Maybe you’re a small three man shop and you don’t have a person or warehouse, than think about whom and where it would be best to accept deliveries and start there. Have that person sort through items as they come in immediately and put the itmes in their proper labeled place. If that person has another job which takes precedence, then have them put them aside until the end of the day and take 15-30 minutes to sort and put each item away in its proper labeled space. Make it part of their job description on their priority list.
Maybe your problem is not with boxes but with paperwork from the field piling up. Start by taking yourself through your paperwork process. Who should techs be turning in tickets and paperwork to and how often? What should be included? Should it be paper clipped or stapled?

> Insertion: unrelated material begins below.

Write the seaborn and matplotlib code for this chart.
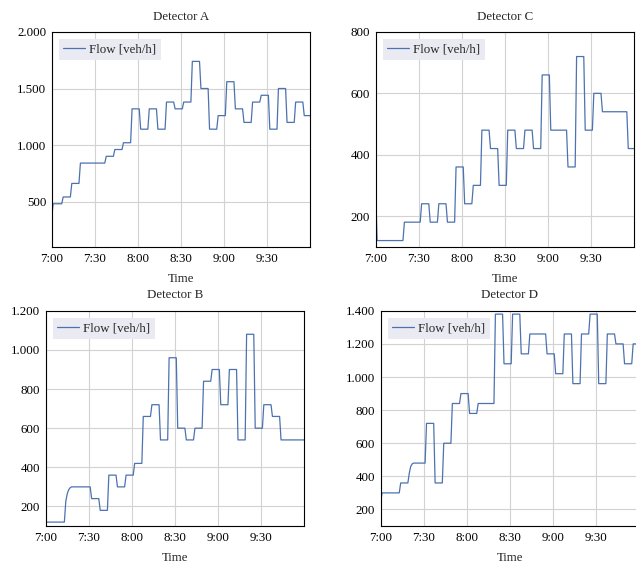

What type of check in process is there? Do they just throw the tickets in the basket or is someone there to ask questions and give detailed information to? After turning the paperwork in what’s the next step? Does it go to accounting, dispatch, or customer service? What does each of these departments do with the paperwork? Is there a checks and balance system and how long before the paperwork is processed and put away? All this and more will need to be considered for each problem area in order to keep things running smoothly and from piling up again.
Document Your Process
Once you have the system figured out for keeping your contracting office neat and organized you need to document your system and keep it transparent. If you want to keep your systems ongoing as you lose certain employees and gain new ones you need to keep your process out in the open where everyone can see. When I say out in the open I mean “in your face” transparent with step by step instructions and pictures.
Think like a fast food restaurant where there is a sign saying “Line Starts Here.” They usually also have a sign saying “Order Here” and “Pay Here” as if it were that difficult to figure out. Then there are huge blown up menus right in front of your eyes with all your choices along with another huge sign marked “Drink Fountain-Free Refills.” It’s hard to go wrong in a fast food restaurant.
Employees need the same thing when it comes to keeping your office organized. They have already been trained for years by other businesses to look for the signs on how to do things. Why not run with this concept?
De-cluttering your office with items you rarely or never use will give you more space for things better served, like maybe a training or lunch room for employees. Who knows? Maybe now you can have an office of your own instead of sharing with your manager or spouse.
Not only will your office look cleaner and neater, you will be able to attract and retain better employees who share the same values as you. These values extend throughout the field to technicians trucks and in customers homes. Remember the old phrase “monkey see monkey do?” If your employees see that you respect your office then they will want to fit in by respecting it also.
Pride yourself on placing value on a simplified environment with fewer things and you will never have to go through the process of de-cluttering your office again.